Tahini has taken years to grow on me. I think it might be one those foods that you first either love or hate. Even if you do hate it, I still think you should give it another try. The first time I tried tahini I was disgusted. It just seemed like really bad peanut butter and I couldn’t work out why anyone would eat it. I gave tahini another chance a few years later in a cake and really didn’t like it! But I didn’t so much HATE it. It wasn’t until years later that I became a full-on convert when I tried the tahini sauce at Ottolenghi in Islington, paired with juicy-fried aubergine slices. Such garlicky and great-tasting tahini sauce that was. These days, I use tahini all the time, at any chance I get . Most often, I crush a little garlic with salt, whisk in some tahini and add a dash of water. This elixir is just divine served with baked or grilled fish, or sometimes I add a bit of ground up nuts and then use it as a salad dressing for farro. Yummo.

I must admit, I’ve always been a bit of a conservative and have mostly stuck to using tahini in savoury dishes. But boy was I missing a trick; tahini can really lift a bored or tired bake. I think I’ve made these particular tahini biscuits about four or five (!) times this year and for someone who really despises making recipes over and over again that’s really saying something. This recipe is from Ruby Tandoh, most known for being a finalist in The Great British Bake-Off, but also now talented food writer. Her recipes are exactly what I look for: unexpected yet genius flavour combos and informative, unpatronising and well-crafted writing. With the masses of cookbooks being churned out these days, it is increasingly hard to find recipes that are different and still offer something of value, more than the ‘been there, done that’ ones, and I find myself turning more and more to Ruby Tandoh as a reliable source. These tahini biscuits remind me of these other really tasty tahini biscuits in one of my favourite cookbooks of all-time, Claudia Roden’s A New Book of Middle Eastern Food. The thing that gives these biscuits another dimension of flavour is the lemon zest. Each time I make these biscuits, they always taste different depending on the size of the lemon or what kind of tahini was used. I like that a lot. These are so melt-in-your mouth and crumbly that you once to pop you won’t be able to stop. If I feel like I’m getting a bit boring, I sometimes go ‘crazy’ and add a bit of honey instead of the full amount of sugar for a slightly chewy texture. Another good addition is vanilla pod seeds instead of the lemon. Rebellious times!
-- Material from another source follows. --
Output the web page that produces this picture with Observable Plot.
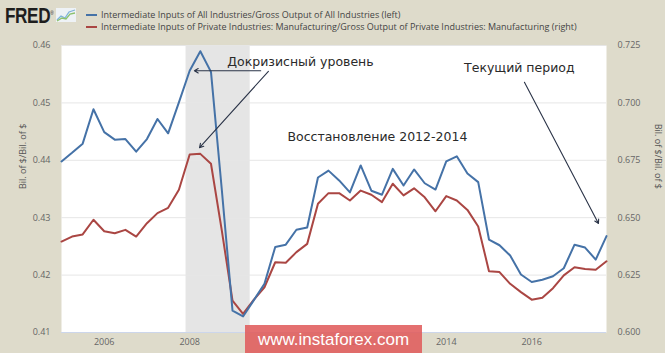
<!DOCTYPE html>
<html><head><meta charset="utf-8">
<script src="https://cdn.jsdelivr.net/npm/d3@7"></script>
<script src="https://cdn.jsdelivr.net/npm/@observablehq/plot@0.6"></script>
<style>
html,body{margin:0;padding:0;background:#dedbcb;}
#wrap{position:relative;width:665px;height:353px;overflow:hidden;background:#dedbcb;font-family:"Open Sans",sans-serif;}
#chart{position:absolute;left:0;top:0;}
#logo{position:absolute;left:5px;top:3px;font-family:"Liberation Sans",Arial,sans-serif;font-weight:900;font-size:22px;letter-spacing:-0.5px;color:#1e1e1e;transform:scaleX(0.78);transform-origin:0 0;white-space:nowrap;}
#logo sup{font-size:6px;font-weight:normal;letter-spacing:0;}
#icon{position:absolute;left:56px;top:8px;}
.leg{position:absolute;left:86px;font-size:9px;color:#444;white-space:nowrap;line-height:12px;}
.leg span.sw{display:inline-block;width:11px;height:2px;vertical-align:middle;margin-right:4px;position:relative;top:-1px;}
#wm{position:absolute;left:245px;top:325px;width:177px;height:34px;background:rgba(224,92,92,0.88);color:#fff;font-family:"Liberation Sans",Arial,sans-serif;font-size:17px;line-height:30px;text-align:center;}
</style></head><body>
<div id="wrap">
  <div id="chart"></div>
  <div id="logo">FRED<sup>®</sup></div>
  <svg id="icon" width="20" height="14" viewBox="0 0 20 14"><rect x="0" y="0" width="20" height="14" fill="#eef2f6"/><polyline points="1,12 5,8 9,10 13,4 19,2" fill="none" stroke="#7fb3d9" stroke-width="1.3"/><polyline points="1,13 6,10 10,11 14,6 19,5" fill="none" stroke="#8cc26e" stroke-width="1.3"/></svg>
  <div class="leg" style="top:9px"><span class="sw" style="background:#4572a7"></span><span id="leg1"></span></div>
  <div class="leg" style="top:21px"><span class="sw" style="background:#aa4643"></span><span id="leg2"></span></div>
  <div id="wm">www.instaforex.com</div>
</div>
<script>
// ---- data ----
const seriesNames = [
  "Intermediate Inputs of All Industries/Gross Output of All Industries (left)",
  "Intermediate Inputs of Private Industries: Manufacturing/Gross Output of Private Industries: Manufacturing (right)"
];
const firstQuarter = [2005, 1]; // quarterly data, 2005Q1 .. 2017Q4
const allIndustries = [
  0.4398, 0.4413, 0.4429, 0.4489, 0.4449, 0.4436, 0.4437, 0.4415,
  0.4437, 0.4472, 0.4447, 0.4501, 0.4556, 0.4590, 0.4554, 0.4350,
  0.4138, 0.4128, 0.4156, 0.4185, 0.4249, 0.4253, 0.4279, 0.4283,
  0.4370, 0.4382, 0.4365, 0.4344, 0.4391, 0.4347, 0.4340, 0.4385,
  0.4356, 0.4384, 0.4360, 0.4349, 0.4398, 0.4407, 0.4377, 0.4362,
  0.4262, 0.4252, 0.4234, 0.4201, 0.4188, 0.4192, 0.4198, 0.4212,
  0.4253, 0.4248, 0.4227, 0.4268
];
const manufacturing = [
  0.6396, 0.6418, 0.6427, 0.6491, 0.6441, 0.6432, 0.6447, 0.6418,
  0.6476, 0.6520, 0.6543, 0.6622, 0.6775, 0.6778, 0.6735, 0.6446,
  0.6139, 0.6081, 0.6142, 0.6197, 0.6306, 0.6304, 0.6350, 0.6386,
  0.6561, 0.6607, 0.6607, 0.6575, 0.6618, 0.6600, 0.6568, 0.6648,
  0.6597, 0.6628, 0.6589, 0.6528, 0.6594, 0.6575, 0.6534, 0.6462,
  0.6267, 0.6263, 0.6212, 0.6176, 0.6143, 0.6151, 0.6193, 0.6249,
  0.6284, 0.6277, 0.6273, 0.6310
];
const leftTicks = [0.41, 0.42, 0.43, 0.44, 0.45, 0.46];
const rightTicks = [0.600, 0.625, 0.650, 0.675, 0.700, 0.725];
const yearTicks = [2006, 2008, 2010, 2012, 2014, 2016];
const recession = {start: "2007-12-01", end: "2009-06-01"};
const axisTitle = "Bil. of $/Bil. of $";
// annotations: [decimal year, left-axis value]
const labels = [
  {text: "Докризисный уровень", t: 2010.59, v: 0.4572},
  {text: "Восстановление 2012-2014", t: 2012.39, v: 0.4440},
  {text: "Текущий период", t: 2015.71, v: 0.4560}
];
const arrows = [
  {t1: 2009.66, v1: 0.4556, t2: 2008.11, v2: 0.4556},
  {t1: 2009.84, v1: 0.4555, t2: 2008.23, v2: 0.4422},
  {t1: 2015.83, v1: 0.4536, t2: 2017.56, v2: 0.4290}
];

// ---- build ----
document.getElementById("leg1").textContent = seriesNames[0];
document.getElementById("leg2").textContent = seriesNames[1];

const qDate = i => {
  const m = (firstQuarter[1] - 1) * 3 + i * 3;
  return new Date(Date.UTC(firstQuarter[0] + Math.floor(m / 12), m % 12, 1));
};
const decDate = t => {
  const y = Math.floor(t);
  const s = Date.UTC(y, 0, 1), e = Date.UTC(y + 1, 0, 1);
  return new Date(s + (t - y) * (e - s));
};
const L = leftTicks, R = rightTicks;
const toLeft = v => L[0] + (v - R[0]) * (L[L.length-1] - L[0]) / (R[R.length-1] - R[0]);
const toRight = v => R[0] + (v - L[0]) * (R[R.length-1] - R[0]) / (L[L.length-1] - L[0]);

const blue = allIndustries.map((v, i) => ({date: qDate(i), value: v}));
const red = manufacturing.map((v, i) => ({date: qDate(i), value: toLeft(v)}));
const xDomain = [qDate(0), qDate(allIndustries.length - 1)];

const chart = Plot.plot({
  width: 665,
  height: 353,
  marginTop: 45,
  marginBottom: 21,
  marginLeft: 61,
  marginRight: 59,
  style: {background: "transparent", fontFamily: "'Open Sans', sans-serif", fontSize: "9px", color: "#666", overflow: "visible"},
  x: {type: "utc", domain: xDomain},
  y: {domain: [L[0], L[L.length-1]]},
  marks: [
    Plot.frame({fill: "white", stroke: "none"}),
    Plot.rect([recession], {x1: d => new Date(d.start), x2: d => new Date(d.end), fill: "#e5e5e5"}),
    Plot.gridY(L, {stroke: "#e6e6e6", strokeOpacity: 1}),
    Plot.ruleY([L[0]], {stroke: "#ccd6eb", strokeWidth: 1}),
    Plot.axisX(yearTicks.map(y => new Date(Date.UTC(y, 0, 1))), {tickSize: 0, tickPadding: 6, tickFormat: d => String(d.getUTCFullYear()), label: null, fill: "#666"}),
    Plot.axisY(L, {anchor: "left", tickSize: 0, tickPadding: 11, tickFormat: d => d.toFixed(2), label: null, fill: "#666"}),
    Plot.axisY(L, {anchor: "right", tickSize: 0, tickPadding: 11, tickFormat: d => toRight(d).toFixed(3), label: null, fill: "#666"}),
    Plot.text([axisTitle], {frameAnchor: "left", rotate: -90, dx: -38, fill: "#555", fontSize: 9}),
    Plot.text([axisTitle], {frameAnchor: "right", rotate: 90, dx: 51, fill: "#555", fontSize: 9}),
    Plot.line(red, {x: "date", y: "value", stroke: "#aa4643", strokeWidth: 2}),
    Plot.line(blue, {x: "date", y: "value", stroke: "#4572a7", strokeWidth: 2}),
    Plot.arrow(arrows, {x1: d => decDate(d.t1), y1: "v1", x2: d => decDate(d.t2), y2: "v2", stroke: "#2b3448", strokeWidth: 1.1, headLength: 6, bend: 0}),
    Plot.text(labels, {x: d => decDate(d.t), y: "v", text: "text", fill: "#2a2a2a", fontSize: 12.5, fontFamily: "'DejaVu Sans', sans-serif", style: "text-shadow:1px 1px 1px rgba(0,0,0,0.25)"})
  ]
});
document.getElementById("chart").appendChild(chart);
</script>
</body></html>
Processed with VSCOcam with f2 preset

Tahini lemon biscuits
Makes about 20–24

120 g butter, softened
120 g tahini
120 g sugar
zest of 1 or 2 lemons
240 g plain flour
1 heaped teaspoon baking powder
pinch sea salt

Preheat the oven to 180°C and line a baking tray with baking paper.
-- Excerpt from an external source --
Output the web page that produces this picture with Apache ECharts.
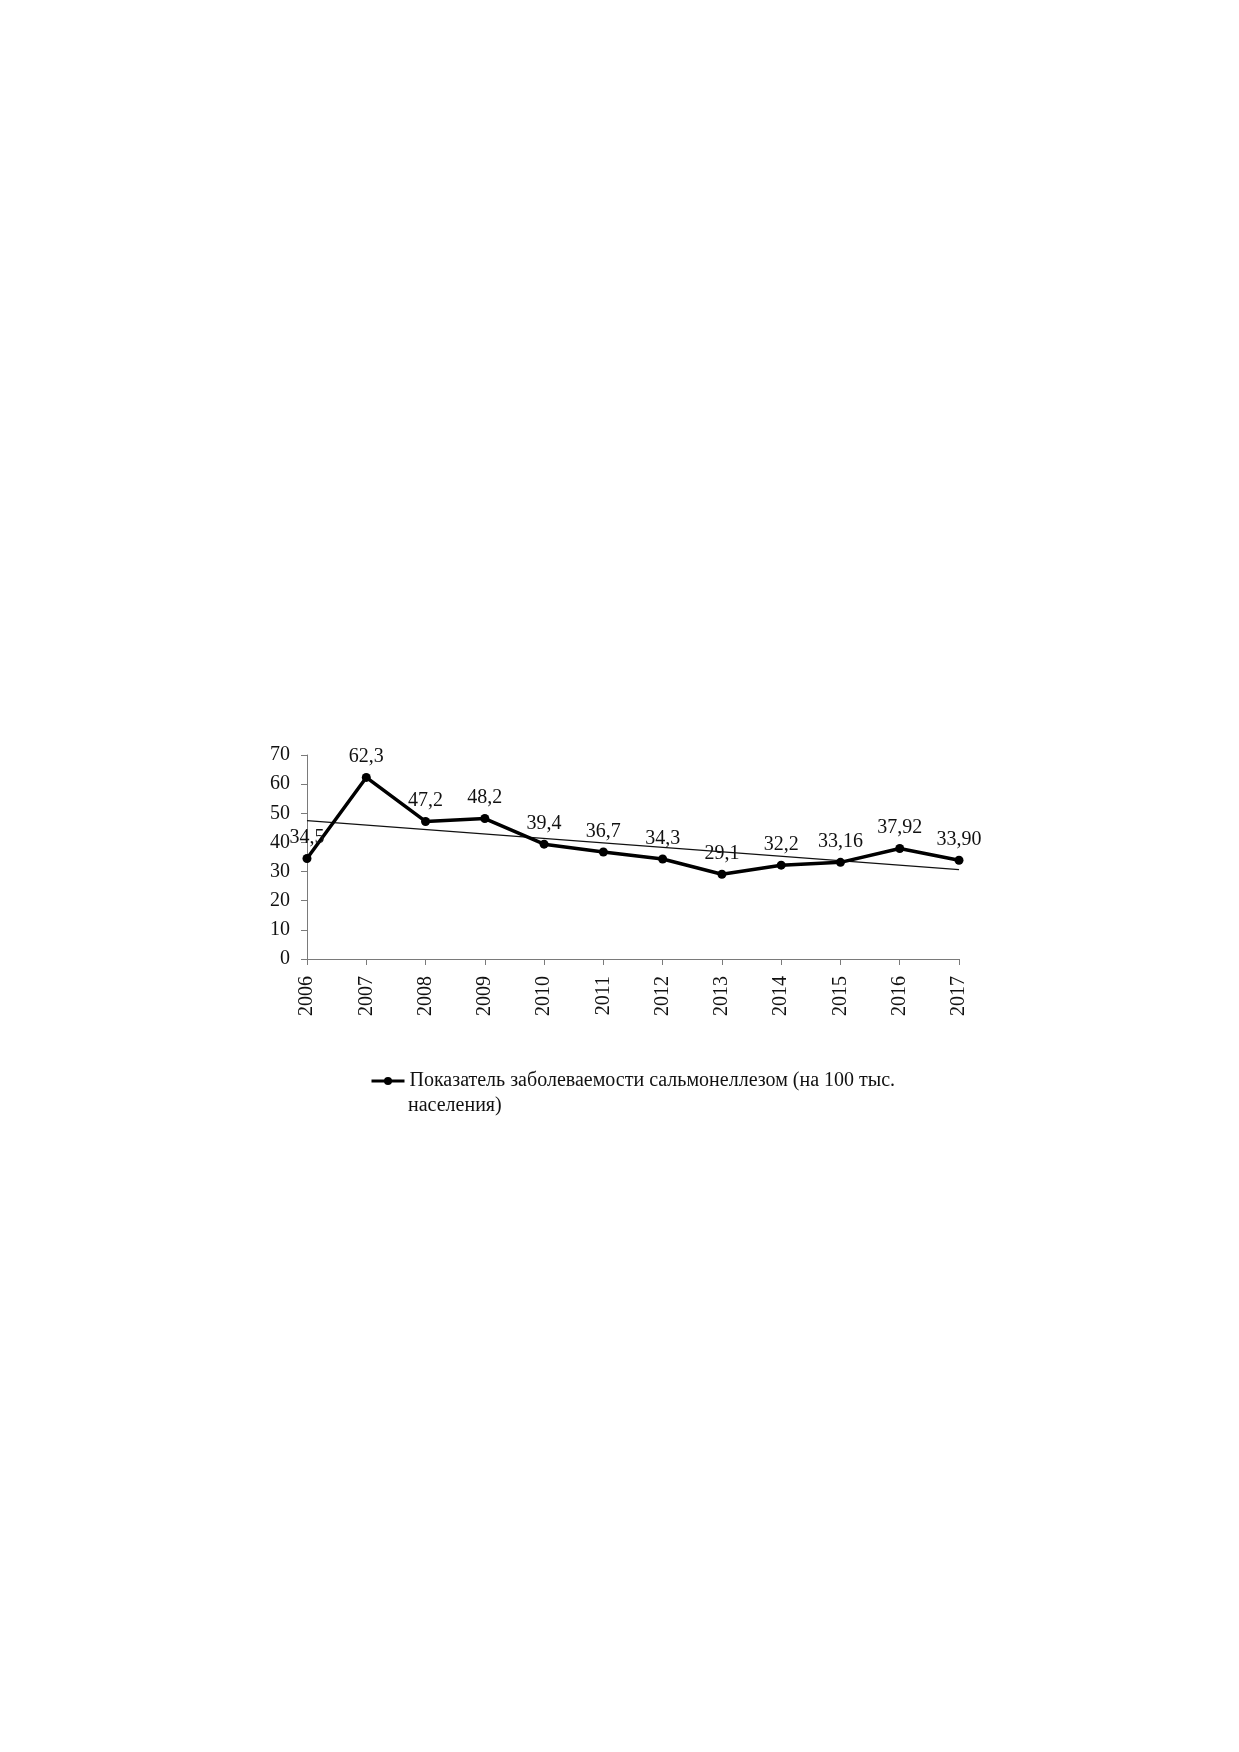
<!DOCTYPE html>
<html>
<head>
<meta charset="utf-8">
<script src="https://cdn.jsdelivr.net/npm/echarts@6/dist/echarts.min.js"></script>
<style>
  html, body { margin: 0; padding: 0; background: #fff; }
  #chart { width: 1239px; height: 1752px; }
</style>
</head>
<body>
<div id="chart"></div>
<script>
// данные графика
var years = ['2006', '2007', '2008', '2009', '2010', '2011', '2012', '2013', '2014', '2015', '2016', '2017'];
var rates = [34.5, 62.3, 47.2, 48.2, 39.4, 36.7, 34.3, 29.1, 32.2, 33.16, 37.92, 33.90];
var pointLabels = ['34,5', '62,3', '47,2', '48,2', '39,4', '36,7', '34,3', '29,1', '32,2', '33,16', '37,92', '33,90'];
var yTicks = [0, 70, 10]; // min, max, шаг
// линия тренда (концы)
var trendYears = ['2006', '2017'];
var trendValues = [47.5, 30.7];

var seriesName = 'Показатель заболеваемости сальмонеллезом (на 100 тыс. населения)';
var legendLine1 = 'Показатель заболеваемости сальмонеллезом (на 100 тыс.';
var legendLine2 = 'населения)';
var font = '"Liberation Serif", "Times New Roman", serif';
var fs = 20;

var chart = echarts.init(document.getElementById('chart'), null, { renderer: 'canvas' });

var option = {
  backgroundColor: '#fff',
  animation: false,
  textStyle: { fontFamily: font, color: '#111' },
  grid: {
    left: 307,
    right: 280,
    top: 755,
    bottom: 793,
    containLabel: false
  },
  legend: {
    data: [seriesName],
    left: 370,
    top: 1070,
    padding: 0,
    itemWidth: 33,
    itemHeight: 10,
    itemGap: 5,
    lineStyle: { width: 3 },
    formatter: function () { return legendLine1; },
    textStyle: {
      fontFamily: font,
      fontSize: fs,
      color: '#111',
      lineHeight: 22
    }
  },
  // вторая строка подписи легенды
  graphic: [
    {
      type: 'text',
      x: 408,
      y: 1106,
      silent: true,
      style: {
        text: legendLine2,
        fontFamily: font,
        fontSize: fs,
        fill: '#111',
        verticalAlign: 'middle'
      }
    }
  ],
  xAxis: {
    type: 'category',
    data: years,
    boundaryGap: false,
    axisLine: { show: true, lineStyle: { color: '#7a7a7a', width: 1 } },
    axisTick: { show: true, alignWithLabel: true, length: 6, lineStyle: { color: '#7a7a7a' } },
    axisLabel: {
      rotate: 90,
      margin: 17,
      fontFamily: font,
      fontSize: fs,
      color: '#111',
      interval: 0
    },
    splitLine: { show: false }
  },
  yAxis: {
    type: 'value',
    min: yTicks[0],
    max: yTicks[1],
    interval: yTicks[2],
    axisLine: { show: true, lineStyle: { color: '#7a7a7a', width: 1 } },
    axisTick: { show: true, length: 6, lineStyle: { color: '#7a7a7a' } },
    axisLabel: {
      margin: 17,
      fontFamily: font,
      fontSize: fs,
      color: '#111'
    },
    splitLine: { show: false }
  },
  series: [
    {
      name: 'Тренд',
      type: 'line',
      data: trendYears.map(function (y, i) { return [y, trendValues[i]]; }),
      symbol: 'none',
      lineStyle: { color: '#111', width: 1.2 },
      silent: true,
      z: 1
    },
    {
      name: seriesName,
      type: 'line',
      data: rates,
      symbol: 'circle',
      symbolSize: 9,
      itemStyle: { color: '#000' },
      lineStyle: { color: '#000', width: 3.5 },
      label: {
        show: true,
        position: 'top',
        distance: 6,
        fontFamily: font,
        fontSize: fs,
        color: '#111',
        formatter: function (p) { return pointLabels[p.dataIndex]; }
      },
      z: 2
    }
  ]
};

chart.setOption(option);
</script>
</body>
</html>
Cream the butter, tahini and sugar until pale and fluffy. Mix in the lemon zest. In a separate bowl, whisk together the flour, baking powder and salt. Gently stir the flour mixture into the butter mixture, using the back of a spoon to combine.

Roll out into balls and space them apart on the baking tray. Pat each down with your fingers, or use a fork to make a crosshatch patter on top of the biscuits. Bake for 12–15 minutes, or take it a bit further for more brownish edges like in the photo above. Remove from the oven and let them sit on the tray for about 10 minutes before transferring to a wire rack to cool completely. Dunk into a cuppa tea and enjoy!